James Glass and Stephanie Seneff

Project Overview

The long-term goals of this research project are to foster collaboration between MIT and NTT speech and language researchers and to develop improved technology for natural conversational interfaces. One of the focuses of this research will be to develop methods to facilitate the development of multilingual and multi-modal conversational systems. The SpeechBuilder utility will be used as the basis for incorporating this work, which will involve the close collaboration with NTT researchers both in Japan and at MIT.

Progress Through December 2002

Over the last six months we have continued to develop our Japanese SpeechBuilder capability. As part of this work we have begun to develop a more generic dialogue manager that can be more easily configured to new application domains. We have also redesigned the SpeechBuilder compiler to make the utility more portable. In addition we have begun work on natural sounding Japanese speech synthesis. The following sections describe our activities in more detail.

Dialogue Modelling

Our recent activities with SpeechBuilder have focused on making the dialogue module more easily configurable for new application domains. Dialogue management has traditionally resisted the push towards portability and rapid configurability; its role in planning and response generation had been considered too domain-dependent. In the course of building systems, however, we have noticed that basic functionalities are applicable throughout all domains.

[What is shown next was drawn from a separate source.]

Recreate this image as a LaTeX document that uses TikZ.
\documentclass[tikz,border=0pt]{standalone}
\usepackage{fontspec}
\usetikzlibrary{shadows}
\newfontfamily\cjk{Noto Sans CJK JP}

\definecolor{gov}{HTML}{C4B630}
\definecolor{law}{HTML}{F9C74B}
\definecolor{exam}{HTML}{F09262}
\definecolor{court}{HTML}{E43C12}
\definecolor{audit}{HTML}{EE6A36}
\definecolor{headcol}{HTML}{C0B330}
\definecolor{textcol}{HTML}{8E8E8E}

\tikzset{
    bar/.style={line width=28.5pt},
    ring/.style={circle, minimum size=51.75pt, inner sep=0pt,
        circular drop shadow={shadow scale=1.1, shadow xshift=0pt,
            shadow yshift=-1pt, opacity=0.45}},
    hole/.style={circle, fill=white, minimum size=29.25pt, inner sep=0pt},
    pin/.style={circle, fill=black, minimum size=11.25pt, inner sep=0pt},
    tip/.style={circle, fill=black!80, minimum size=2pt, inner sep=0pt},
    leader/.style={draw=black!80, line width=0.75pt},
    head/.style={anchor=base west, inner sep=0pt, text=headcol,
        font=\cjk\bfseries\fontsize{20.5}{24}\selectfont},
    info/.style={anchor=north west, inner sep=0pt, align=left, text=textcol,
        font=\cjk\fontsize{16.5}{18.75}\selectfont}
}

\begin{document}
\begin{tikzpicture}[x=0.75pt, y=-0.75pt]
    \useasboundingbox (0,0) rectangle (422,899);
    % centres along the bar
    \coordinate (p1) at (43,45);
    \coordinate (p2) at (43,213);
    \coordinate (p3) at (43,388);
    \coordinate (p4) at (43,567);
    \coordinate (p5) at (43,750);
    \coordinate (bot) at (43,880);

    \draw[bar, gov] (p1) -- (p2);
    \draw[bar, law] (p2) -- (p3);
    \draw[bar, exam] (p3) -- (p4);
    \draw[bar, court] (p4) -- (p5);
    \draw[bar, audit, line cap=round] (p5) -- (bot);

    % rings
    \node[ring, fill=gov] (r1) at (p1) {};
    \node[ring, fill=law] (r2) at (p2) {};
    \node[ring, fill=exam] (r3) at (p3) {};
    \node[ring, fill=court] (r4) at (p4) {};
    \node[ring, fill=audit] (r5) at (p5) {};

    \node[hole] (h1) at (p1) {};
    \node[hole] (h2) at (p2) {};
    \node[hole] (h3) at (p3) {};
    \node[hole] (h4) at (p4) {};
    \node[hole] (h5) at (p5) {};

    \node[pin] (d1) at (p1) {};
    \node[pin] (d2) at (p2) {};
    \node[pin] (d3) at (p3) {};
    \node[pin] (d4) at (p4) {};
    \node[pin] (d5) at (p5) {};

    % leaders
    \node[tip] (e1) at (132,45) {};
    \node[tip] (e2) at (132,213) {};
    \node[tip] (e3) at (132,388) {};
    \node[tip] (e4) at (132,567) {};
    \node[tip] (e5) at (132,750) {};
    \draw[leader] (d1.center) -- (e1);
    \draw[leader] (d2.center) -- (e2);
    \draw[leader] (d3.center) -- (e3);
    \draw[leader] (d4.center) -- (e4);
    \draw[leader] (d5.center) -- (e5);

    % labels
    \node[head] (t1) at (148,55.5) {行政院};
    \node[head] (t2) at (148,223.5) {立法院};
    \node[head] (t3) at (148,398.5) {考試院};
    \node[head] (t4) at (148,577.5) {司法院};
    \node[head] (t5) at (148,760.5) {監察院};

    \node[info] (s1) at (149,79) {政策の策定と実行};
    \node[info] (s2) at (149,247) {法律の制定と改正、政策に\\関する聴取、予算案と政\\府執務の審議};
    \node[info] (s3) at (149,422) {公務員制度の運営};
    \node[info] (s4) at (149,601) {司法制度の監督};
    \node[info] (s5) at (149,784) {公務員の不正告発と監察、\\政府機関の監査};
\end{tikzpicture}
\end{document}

For instance, each system must gather information from a user and prompt the user for critical missing pieces, and each system must have a way of filtering responses from the database to match user-specified constraints. Furthermore, certain categories of information, such as dates and times, recur in multiple domains. Users can ask for flights on "Tuesday," or about the weather "the day after tomorrow," or for the estimated landing time of a flight scheduled for "late this afternoon."

Our approach to developing a more generic dialogue manager has been to develop a suite of self-contained dialogue flow functions that can be tailored, via an external text file, in accordance with the specifics of the application. We have also developed grammars catered to semantic concepts such as dates, times, and prices, along with a server that interprets and canonicalizes these concepts. These grammars can be used by developers in the SpeechBuilder framework to obtain precompiled meaning representations for commonly used concepts. With these semantic concepts available for any application, the work a developer must configure a conversational system can be greatly reduced. The generic dialogue manager and functions supporting common semantic concepts have been applied to several new domains, especially a hotel information domain.

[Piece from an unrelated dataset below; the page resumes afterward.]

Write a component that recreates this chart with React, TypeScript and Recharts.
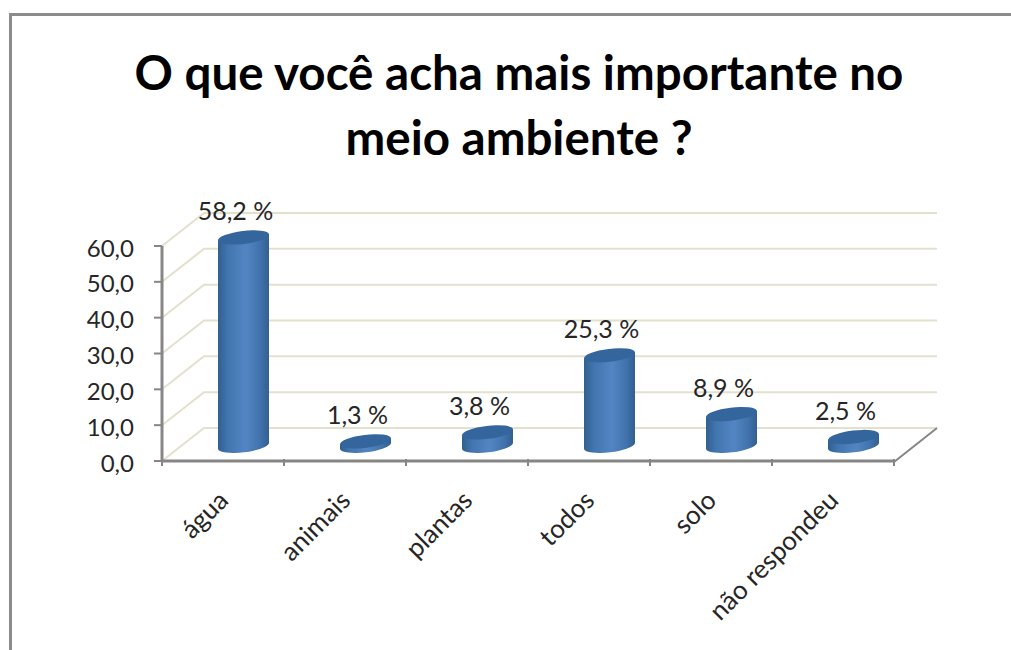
import { BarChart, Bar, XAxis, YAxis, ReferenceLine, LabelList } from 'recharts';

const categories = ['água', 'animais', 'plantas', 'todos', 'solo', 'não respondeu'];
const percentValues = [58.2, 1.3, 3.8, 25.3, 8.9, 2.5];
const gridValues = [0, 10, 20, 30, 40, 50, 60];
const titleLines = ['O que você acha mais importante no', 'meio ambiente ?'];

const chartData = categories.map((name, i) => ({ name, value: percentValues[i] }));

const FONT = 'Lato, "Open Sans", sans-serif';
const AXIS_COLOR = '#868686';
const GRID_COLOR = '#e3e1cc';
const TEXT_COLOR = '#262626';
const DEPTH_X = 42;
const DEPTH_Y = 33;
const BAR_SHIFT_X = 20;
const BAR_SHIFT_Y = 15;

const commaValue = (v: number) => v.toFixed(1).replace('.', ',');

// wall and floor lines of the fake 3D box
function GridShape(props: any) {
  const { x1, x2, y1, isFloor } = props;
  const by = y1 - DEPTH_Y;
  return (
    <g fill='none'>
      <polyline
        points={`${x1},${y1} ${x1 + DEPTH_X},${by} ${x2 + DEPTH_X + 1},${by}`}
        stroke={GRID_COLOR}
        strokeWidth={2}
      />
      {isFloor && (
        <line x1={x2} y1={y1 + 1} x2={x2 + DEPTH_X + 1} y2={by} stroke={AXIS_COLOR} strokeWidth={2} />
      )}
    </g>
  );
}

function Cylinder(props: any) {
  const { x, y, width, height } = props;
  const cx = x + width / 2 + BAR_SHIFT_X;
  const topY = y - BAR_SHIFT_Y;
  const baseY = y + height - BAR_SHIFT_Y;
  const rx = width / 2;
  const ry = 6.5;
  const tilt = 3.1;
  const body = `M${cx - rx},${topY + tilt} L${cx - rx},${baseY + tilt} A${rx + 0.2},${ry} -7 0 0 ${cx + rx},${baseY - tilt} L${cx + rx},${topY - tilt} Z`;
  return (
    <g>
      <path d={body} fill='url(#cylinderBody)' />
      <ellipse
        cx={cx}
        cy={topY}
        rx={rx + 0.2}
        ry={ry}
        fill='#34659c'
        transform={`rotate(-7 ${cx} ${topY})`}
      />
    </g>
  );
}

function CategoryTick(props: any) {
  const { x, y, payload, index } = props;
  const half = payload.offset || 61;
  const tickTop = y - 8;
  const labelX = x + 7;
  const labelY = y + 35;
  return (
    <g>
      {index === 0 && (
        <line x1={x - half} y1={tickTop} x2={x - half} y2={tickTop + 7} stroke={AXIS_COLOR} strokeWidth={2} />
      )}
      <line x1={x + half} y1={tickTop} x2={x + half} y2={tickTop + 7} stroke={AXIS_COLOR} strokeWidth={2} />
      <text
        x={labelX}
        y={labelY}
        textAnchor='end'
        fontFamily={FONT}
        fontSize={26}
        fill={TEXT_COLOR}
        transform={`rotate(-45 ${labelX} ${labelY})`}
      >
        {payload.value}
      </text>
    </g>
  );
}

function PercentLabel(props: any) {
  const { x, y, width, value } = props;
  return (
    <text
      x={x + width / 2 + 12}
      y={y - 32}
      textAnchor='middle'
      fontFamily={FONT}
      fontSize={25}
      fill={TEXT_COLOR}
    >
      {commaValue(value)} %
    </text>
  );
}

export default function App() {
  return (
    <div style={{ position: 'absolute', left: 0, top: 0, width: 1011, height: 650, background: '#fff', overflow: 'hidden' }}>
      <div
        style={{
          position: 'absolute',
          left: 9,
          top: 13,
          width: 1011,
          height: 650,
          borderTop: '3px solid #8c8c8c',
          borderLeft: '3px solid #8c8c8c',
        }}
      />
      <BarChart
        width={1011}
        height={650}
        data={chartData}
        margin={{ top: 246, right: 117, bottom: 0, left: 102 }}
        barSize={51}
        style={{ position: 'absolute', left: 0, top: 0 }}
      >
        <defs>
          <linearGradient id='cylinderBody' x1='0' y1='0' x2='1' y2='0'>
            <stop offset='0%' stopColor='#31608f' />
            <stop offset='20%' stopColor='#4276b0' />
            <stop offset='55%' stopColor='#5385c2' />
            <stop offset='82%' stopColor='#4173ad' />
            <stop offset='100%' stopColor='#335f90' />
          </linearGradient>
        </defs>
        <text textAnchor='middle' fontFamily={FONT} fontWeight={700} fontSize={47.5} fill='#000'>
          <tspan x={519} y={90}>{titleLines[0]}</tspan>
          <tspan x={519} y={155}>{titleLines[1]}</tspan>
        </text>
        {gridValues.map((v) => (
          <ReferenceLine key={v} y={v} zIndex={0} shape={<GridShape isFloor={v === 0} />} />
        ))}
        <XAxis
          dataKey='name'
          height={189}
          interval={0}
          axisLine={{ stroke: AXIS_COLOR, strokeWidth: 3 }}
          tickLine={false}
          tick={<CategoryTick />}
          tickMargin={0}
        />
        <YAxis
          width={60}
          domain={[0, 60]}
          ticks={gridValues}
          interval={0}
          axisLine={{ stroke: AXIS_COLOR, strokeWidth: 3 }}
          tickLine={{ stroke: AXIS_COLOR, strokeWidth: 2 }}
          tickSize={8}
          tickMargin={20}
          tickFormatter={commaValue}
          tick={{ fontFamily: FONT, fontSize: 24, fill: TEXT_COLOR, dy: 2 }}
        />
        <Bar dataKey='value' shape={<Cylinder />} isAnimationActive={false}>
          <LabelList dataKey='value' content={<PercentLabel />} />
        </Bar>
      </BarChart>
    </div>
  );
}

SpeechBuilder Infrastructure

In order to make the SpeechBuilder utility more portable to other locations, we have been re-modularizing SpeechBuilder so that it has two distinct components: the Web-based visual development environment, and a stand-alone compiler. The front-end of the compiler converts the current XML-based domain description into an abstract syntax tree (AST). It would not be difficult to replace this front end with one that worked from a more user-friendly representation. The back-end is the most complex component. It works from the AST to generate vocabularies, grammars, catalogs, and the glue that ties them all together as a Galaxy system.

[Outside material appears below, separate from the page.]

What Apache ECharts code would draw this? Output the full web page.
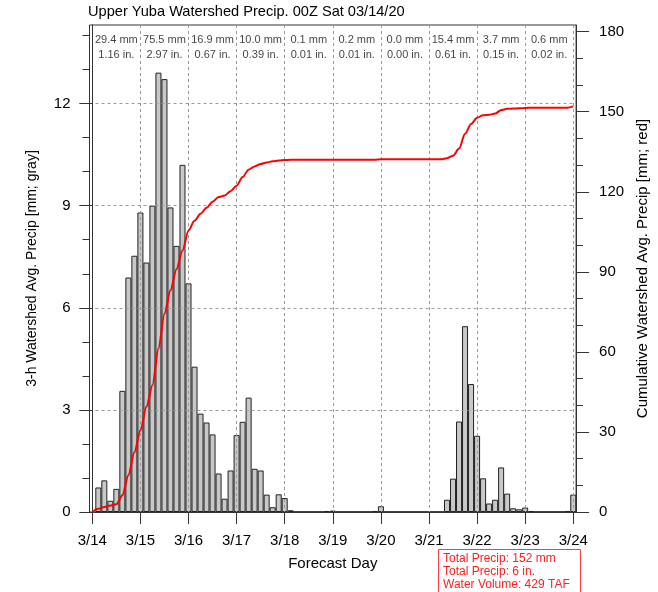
<!DOCTYPE html>
<html>
<head>
<meta charset="utf-8">
<title>Upper Yuba Watershed Precip</title>
<script src="https://cdn.jsdelivr.net/npm/echarts@6/dist/echarts.min.js"></script>
<style>
  html, body { margin: 0; padding: 0; background: #fff; }
  #chart { width: 658px; height: 592px; }
</style>
</head>
<body>
<div id="chart"></div>
<script>
// hours are counted from 00Z 3/14, each bar is the 3-h total ending at its hour
var dayHours = [0, 24, 48, 72, 96, 120, 144, 168, 192, 216, 240];
var dayLabels = ['3/14', '3/15', '3/16', '3/17', '3/18', '3/19', '3/20', '3/21', '3/22', '3/23', '3/24'];

// daily totals printed along the top
var dayMm = [29.4, 75.5, 16.9, 10.0, 0.1, 0.2, 0.0, 15.4, 3.7, 0.6];
var dayIn = [1.16, 2.97, 0.67, 0.39, 0.01, 0.01, 0.00, 0.61, 0.15, 0.02];

// 3-h watershed avg precip [mm], hours 3..240
var precip3h = [
  0.72, 0.93, 0.33, 0.68, 3.56, 6.89, 7.53, 8.80,
  7.33, 9.00, 12.91, 12.72, 8.95, 7.82, 10.20, 6.72,
  4.27, 2.89, 2.63, 2.28, 1.13, 0.39, 1.22, 2.26,
  2.65, 3.36, 1.27, 1.22, 0.51, 0.14, 0.52, 0.41,
  0.05, 0, 0, 0, 0, 0, 0.03, 0.04,
  0, 0, 0, 0, 0, 0, 0.03, 0.17,
  0, 0, 0, 0, 0, 0, 0, 0,
  0, 0, 0.36, 0.98, 2.66, 5.46, 3.76, 2.24,
  0.99, 0.25, 0.36, 1.31, 0.54, 0.11, 0.08, 0.13,
  0.03, 0, 0, 0, 0, 0, 0.03, 0.51
];

// cumulative precip [mm], hours 0..240 every 3 h
var cumPrecip = [
  0, 1.2, 1.9, 2.4, 2.9, 6.3, 13.8, 22.4,
  30.6, 39.4, 47.5, 61.2, 74.3, 83.1, 91.0, 98.0,
  105.5, 109.1, 111.8, 114.0, 116.3, 118.0, 118.6, 120.2,
  122.3, 125.5, 128.3, 129.5, 130.4, 131.0, 131.4, 131.7,
  131.9, 132.0, 132.0, 132.0, 132.0, 132.0, 132.0, 132.0,
  132.0, 132.0, 132.0, 132.0, 132.0, 132.0, 132.0, 132.0,
  132.2, 132.2, 132.2, 132.2, 132.2, 132.2, 132.2, 132.2,
  132.2, 132.2, 132.2, 132.6, 133.5, 136.2, 141.7, 145.4,
  147.7, 148.7, 148.9, 149.3, 150.6, 151.1, 151.2, 151.3,
  151.4, 151.5, 151.5, 151.5, 151.5, 151.5, 151.5, 151.5,
  152.0
];

var leftTicks = [0, 3, 6, 9, 12];
var leftMinor = [0, 1, 2, 3, 4, 5, 6, 7, 8, 9, 10, 11, 12, 13, 14];
var rightTicks = [0, 30, 60, 90, 120, 150, 180];
var rightMinor = [0, 10, 20, 30, 40, 50, 60, 70, 80, 90, 100, 110, 120, 130, 140, 150, 160, 170, 180];

var totalMm = 152, totalIn = 6, volumeTaf = 429;

var barData = [];
for (var i = 0; i < precip3h.length; i++) barData.push([(i + 1) * 3, precip3h[i]]);
var cumData = [];
for (var j = 0; j < cumPrecip.length; j++) cumData.push([j * 3, cumPrecip[j]]);
var noteData = [];
for (var d = 0; d < dayMm.length; d++) noteData.push([dayHours[d] + 12, 13.65]);

var axisColor = '#333';
var dash = { color: '#9a9a9a', type: [3, 3], width: 1 };
var font = 'Liberation Sans, Arial, Helvetica, sans-serif';

var chart = echarts.init(document.getElementById('chart'));
var option = {
  animation: false,
  textStyle: { fontFamily: font, color: '#000' },
  title: {
    text: 'Upper Yuba Watershed Precip. 00Z Sat 03/14/20',
    left: 88, top: 4, padding: 0,
    textStyle: { fontSize: 14.6, fontWeight: 'normal', color: '#000', fontFamily: font }
  },
  grid: { left: 89.5, right: 81.3, top: 25, bottom: 80, show: true, borderColor: axisColor, borderWidth: 1 },
  xAxis: {
    type: 'value', min: -1.4, max: 241.4, z: 3,
    name: 'Forecast Day', nameLocation: 'middle', nameGap: 44,
    nameTextStyle: { fontSize: 15, color: '#000' },
    axisLine: { show: true, lineStyle: { color: axisColor } },
    axisTick: { show: true, customValues: dayHours, length: 12, lineStyle: { color: axisColor } },
    axisLabel: {
      customValues: dayHours, fontSize: 15, margin: 21, color: '#000',
      formatter: function (v) { return dayLabels[dayHours.indexOf(v)]; }
    },
    splitLine: { show: true, lineStyle: dash }
  },
  yAxis: [{
    type: 'value', position: 'left', min: 0, max: 14.31, z: 3,
    name: '3-h Watershed Avg. Precip [mm; gray]', nameLocation: 'middle', nameGap: 50,
    nameTextStyle: { fontSize: 14, color: '#000' },
    axisLine: { show: true, lineStyle: { color: axisColor } },
    axisTick: { show: true, customValues: leftTicks, length: 13, lineStyle: { color: axisColor } },
    axisLabel: { customValues: leftTicks, fontSize: 15, margin: 19, color: '#000' },
    splitLine: { show: true, lineStyle: dash }
  }, {
    type: 'value', position: 'right', min: 0, max: 182.5, z: 3,
    name: 'Cumulative Watershed Avg. Precip [mm; red]', nameLocation: 'middle', nameGap: 57, nameRotate: 90,
    nameTextStyle: { fontSize: 15, color: '#000' },
    axisLine: { show: true, lineStyle: { color: axisColor } },
    axisTick: { show: true, customValues: rightTicks, length: 13, lineStyle: { color: axisColor } },
    axisLabel: { customValues: rightTicks, fontSize: 15, margin: 23, color: '#000' },
    splitLine: { show: false }
  }, {
    type: 'value', position: 'left', min: 0, max: 14.31, z: 3,
    axisLine: { show: false },
    axisTick: { show: true, customValues: leftMinor, length: 7, lineStyle: { color: axisColor } },
    axisLabel: { show: false },
    splitLine: { show: false }
  }, {
    type: 'value', position: 'right', min: 0, max: 182.5, z: 3,
    axisLine: { show: false },
    axisTick: { show: true, customValues: rightMinor, length: 7, lineStyle: { color: axisColor } },
    axisLabel: { show: false },
    splitLine: { show: false }
  }],
  series: [{
    type: 'bar', xAxisIndex: 0, yAxisIndex: 0,
    data: barData, barWidth: 6.02, z: 2,
    itemStyle: { color: '#c8c8c8', borderColor: '#222', borderWidth: 1 }
  }, {
    type: 'line', xAxisIndex: 0, yAxisIndex: 1,
    data: cumData, smooth: 0.3, smoothMonotone: 'x', showSymbol: false, z: 6,
    lineStyle: { color: '#ff0000', width: 2 }
  }, {
    type: 'scatter', xAxisIndex: 0, yAxisIndex: 0,
    data: noteData, symbolSize: 0, silent: true, z: 6,
    label: {
      show: true, position: 'inside', fontSize: 11, lineHeight: 15, color: '#111',
      formatter: function (p) {
        return dayMm[p.dataIndex].toFixed(1) + ' mm\n' + dayIn[p.dataIndex].toFixed(2) + ' in.';
      }
    }
  }],
  graphic: [{
    type: 'rect', left: 438, top: 549, z: 10,
    shape: { width: 142, height: 50 },
    style: { fill: '#fff', stroke: '#ff3b3b', lineWidth: 1 }
  }, {
    type: 'text', left: 443, top: 552, z: 11,
    style: {
      text: ['Total Precip: ' + totalMm + ' mm', 'Total Precip: ' + totalIn + ' in.', 'Water Volume: ' + volumeTaf + ' TAF'].join('\n'),
      fill: '#ff2020', font: '12px ' + font, lineHeight: 13
    }
  }]
};
chart.setOption(option);
</script>
</body>
</html>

Corpus-based Speech Synthesis

Over the past six months we have started research on natural sounding Japanese speech synthesis using a corpus-based approach. Our approach has been to begin to develop a corpus-based synthesizer for our Mokusei weather information domain that focuses on naturalness within a limited domain. In addition, we are exploring longer term research issues for general synthesis. Since we have observed that perceived naturalness of Japanese synthetic speech depends strongly on the naturalness of the intonation pattern, we have begun to investigate approaches to generating an arbitrary fundamental frequency (F0) contour from a speech corpus.

We are currently exploring a method of modelling F0 by non-linear regression from the corpus, based on a statistical learning framework called Generalized Additive Models. The additive model of the F0 contour consists of intonation-phrase level F0 functions and accentual-phrase level F0 functions. Functions at both levels are jointly estimated by an iterative optimization algorithm applied to the corpus. We believe that this approach is advantageous in that it yields smooth contours and attains more robust estimation than other data-driven approaches, such as decision-tree based methods.

Research Plan for the Next Six Months

In the coming months we plan to continue development of our generic dialogue manager within the SpeechBuilder framework. We expect to complete our redesign of the SpeechBuilder compiler so that it can reside independently at NTT. We also plan to incorporate into the SpeechBuilder infrastructure additional features that researchers have found useful for their applications. These features include additional information from the recognizer such as confidence scores, and timing information for semantic concepts. We also plan to continue our development of a corpus-based Japanese speech synthesizer for the Mokusei domain, as well as more general intonation modelling for Japanese speech synthesis.